I love the “café culture” thing.  Sitting out along the banks of Lago Maggiore on a warm summer’s evening, with a cappuccino and an ice cream.  Sitting in the main square of a small resort near Taormina with a drink and plate of Sicilian cannoli.  Then there was the time that I decided it would be a great idea to go to the café across the road from the hotel in Seville for a coffee (I usually drink tea, but the tea in Spain and Italy isn’t great) and a piece of cake at 1/4 to 11 at night, which might be normal for Sevillanos but definitely isn’t for Mancunians.  I’d had no energy for the previous few months after having a horrendously bad reaction to anti-depressants, and decided that I could prove that I was getting my mojo back by going out for a piece of calorie-laden cake at bedtime.  It made sense at the time, OK!   Those little pasteis de nata that you get in cafés in Portugal … mmm.  And I’ve always rather wanted to go “strolling down the River Seine, having [we had] a drink in each café” … which I’ve never done, because I’ve always been too busy stressing about queues and crowds and getting back to the group meeting place in time.

One of my favourite “café culture” memories is of Sparta, of all places.  They don’t abandon babies in the woods or do naked athletics training any more.  And they seem to have got over their rivalry with Athens, because, on this particular evening, everyone was out in Sparta’s main square, watching a Champions League qualifier between Panathanaikos and Club Brugge (for the record, Club Brugge won the tie, and were then drawn alongside United in the group stage).  TV screens from inside bars and cafés had been carefully moved to the doors, so that everyone could sit out, on a very warm night, with their food and drink, and watch the football at the same time.
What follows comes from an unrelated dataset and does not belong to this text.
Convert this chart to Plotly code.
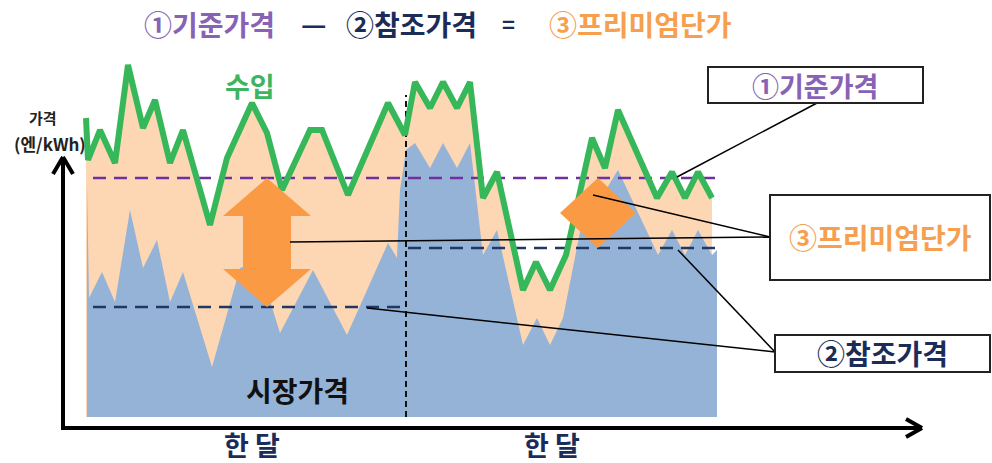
import plotly.graph_objects as go

# ---- data (x = time, y = price; 0 is the price floor of the sketch) ----
income_x = [86, 88, 100, 115, 128, 143, 155, 170, 183, 210, 227, 252, 267, 282, 310, 322,
            348, 388, 405, 415, 430, 443, 457, 470, 483, 497, 523, 536, 550, 566, 592, 605,
            618, 657, 672, 685, 698, 712]
income_y = [299, 257, 287, 254, 352, 289, 317, 254, 287, 192, 259, 314, 284, 227, 287, 287,
            222, 314, 282, 335, 309, 335, 309, 335, 219, 245, 127, 155, 127, 162, 279, 249,
            307, 219, 245, 219, 245, 219]

market_x = [87, 89, 102, 115, 130, 143, 157, 170, 183, 212, 240, 258, 280, 313, 347, 388,
            397, 400, 406, 415, 430, 443, 457, 470, 483, 497, 523, 537, 550, 563, 580, 618,
            658, 672, 685, 698, 712, 717]
market_y = [232, 119, 145, 115, 207, 149, 177, 115, 145, 50, 149, 155, 84, 147, 82, 174,
            159, 227, 267, 274, 249, 274, 249, 274, 162, 187, 72, 99, 72, 99, 185, 247,
            162, 187, 162, 187, 162, 167]

base_price = 239                 # ① 기준가격
ref_price = [110, 169]           # ② 참조가격 (month 1, month 2)
month_divider = 406
month_label = ["한 달", "한 달"]

PEACH = "#fdd6b3"
BLUE = "#95b3d7"
GREEN = "#36b85a"
PURPLE = "#7030a0"
NAVY = "#1f3864"
ORANGE = "#fb9a45"
TXT_PURPLE = "#8762b5"
TXT_NAVY = "#1b2c58"
TXT_ORANGE = "#f6a04f"
FONT = "Noto Sans CJK KR"

fig = go.Figure()

# income area and market-price area
fig.add_trace(go.Scatter(x=income_x, y=income_y, mode="none", fill="tozeroy",
                         fillcolor=PEACH, hoverinfo="skip"))
fig.add_trace(go.Scatter(x=market_x, y=market_y, mode="none", fill="tozeroy",
                         fillcolor=BLUE, hoverinfo="skip"))

# reference levels
fig.add_trace(go.Scatter(x=[93, 720], y=[base_price, base_price], mode="lines",
                         line=dict(color=PURPLE, width=2.5, dash="13px,8px"), hoverinfo="skip"))
for (x0, x1), rp in zip([(93, 405), (408, 718)], ref_price):
    fig.add_trace(go.Scatter(x=[x0, x1], y=[rp, rp], mode="lines",
                             line=dict(color=NAVY, width=2.5, dash="13px,8px"), hoverinfo="skip"))

# divider between the two months
fig.add_trace(go.Scatter(x=[month_divider, month_divider], y=[0, 322], mode="lines",
                         line=dict(color="#111111", width=2, dash="6px,4px"), hoverinfo="skip"))

# income line
fig.add_trace(go.Scatter(x=income_x, y=income_y, mode="lines",
                         line=dict(color=GREEN, width=6), hoverinfo="skip"))

# premium (base - reference): double arrow in month 1
cx, hw, sw, hl = 267, 44, 24, 38
top, bot = base_price, ref_price[0]
ax = [cx, cx + hw, cx + sw, cx + sw, cx + hw, cx, cx - hw, cx - sw, cx - sw, cx - hw, cx]
ay = [top, top - hl, top - hl, bot + hl, bot + hl, bot, bot + hl, bot + hl, top - hl, top - hl, top]
fig.add_trace(go.Scatter(x=ax, y=ay, mode="none", fill="toself", fillcolor=ORANGE,
                         hoverinfo="skip"))

# premium in month 2: diamond
dx, dw = 598, 38
top2, bot2 = base_price, ref_price[1]
mid2 = (top2 + bot2) / 2
fig.add_trace(go.Scatter(x=[dx, dx + dw, dx, dx - dw, dx], y=[top2, mid2, bot2, mid2, top2],
                         mode="none", fill="toself", fillcolor=ORANGE, hoverinfo="skip"))

shapes = []
# axes with arrowheads
shapes += [
    dict(type="line", x0=63, y0=-11, x1=63, y1=259, line=dict(color="black", width=4)),
    dict(type="line", x0=53, y0=243, x1=63, y1=260, line=dict(color="black", width=4)),
    dict(type="line", x0=73, y0=243, x1=63, y1=260, line=dict(color="black", width=4)),
    dict(type="line", x0=61, y0=-11, x1=921, y1=-11, line=dict(color="black", width=4)),
    dict(type="line", x0=906, y0=-2, x1=922, y1=-11, line=dict(color="black", width=4)),
    dict(type="line", x0=906, y0=-20, x1=922, y1=-11, line=dict(color="black", width=4)),
]
# callout lines
for (x0, y0, x1, y1) in [(817, 314, 677, 240), (290, 175, 770, 180), (593, 222, 770, 180),
                         (367, 109, 775, 65), (678, 167, 775, 65)]:
    shapes.append(dict(type="line", x0=x0, y0=y0, x1=x1, y1=y1,
                       line=dict(color="black", width=1.5)))
# label boxes
for (x0, y0, x1, y1) in [(708, 314, 923, 350), (770, 137, 990, 222), (775, 45, 990, 82)]:
    shapes.append(dict(type="rect", x0=x0, y0=y0, x1=x1, y1=y1, fillcolor="white",
                       line=dict(color="#222222", width=2)))

ann = []


def txt(x, y, s, color, size):
    ann.append(dict(x=x, y=y, text="<b>%s</b>" % s, showarrow=False, xanchor="center",
                    yanchor="middle", font=dict(family=FONT, size=size, color=color)))


# headline formula
txt(209, 393, "①기준가격", TXT_PURPLE, 28)
txt(313, 394, "—", TXT_NAVY, 28)
txt(411, 393, "②참조가격", TXT_NAVY, 28)
txt(508, 394, "=", TXT_NAVY, 22)
txt(640, 393, "③프리미엄단가", TXT_ORANGE, 28)
# in-chart labels
txt(250, 332, "수입", "#3db45f", 27)
txt(297, 27, "시장가격", "#111111", 28)
txt(43, 300, "가격", "#222222", 15)
txt(50, 274, "(엔/kWh)", "#222222", 17)
txt(252, -27, month_label[0], TXT_NAVY, 27)
txt(552, -27, month_label[1], TXT_NAVY, 27)
# box labels
txt(815, 332, "①기준가격", TXT_PURPLE, 27)
txt(880, 180, "③프리미엄단가", TXT_ORANGE, 28)
txt(882, 64, "②참조가격", TXT_NAVY, 28)

fig.update_layout(
    width=992, height=463, margin=dict(l=0, r=0, t=0, b=0),
    paper_bgcolor="white", plot_bgcolor="white", showlegend=False,
    shapes=shapes, annotations=ann,
    xaxis=dict(range=[0, 992], visible=False, fixedrange=True),
    yaxis=dict(range=[-46, 417], visible=False, fixedrange=True),
)

fig.write_html("out.html", config={"displayModeBar": False})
I thought how lovely it would be to do that here, on a night when United or City had a big match.  For all the jokes about the weather, big screens have often been put up in town, if not in the suburbs, when there’ve been big events on.  Maybe there were plans to do it this summer, when we should have been enjoying Euro 2020 and the Tokyo Olympics.  It wasn’t to be, and who knows if it’ll happen next year – when will we stand excitedly in a big crowd again?  But these days when a “Mediterranean-style café culture” finally took over our North Manchester suburb will be one of the happier memories of this very strange year.  Cheers!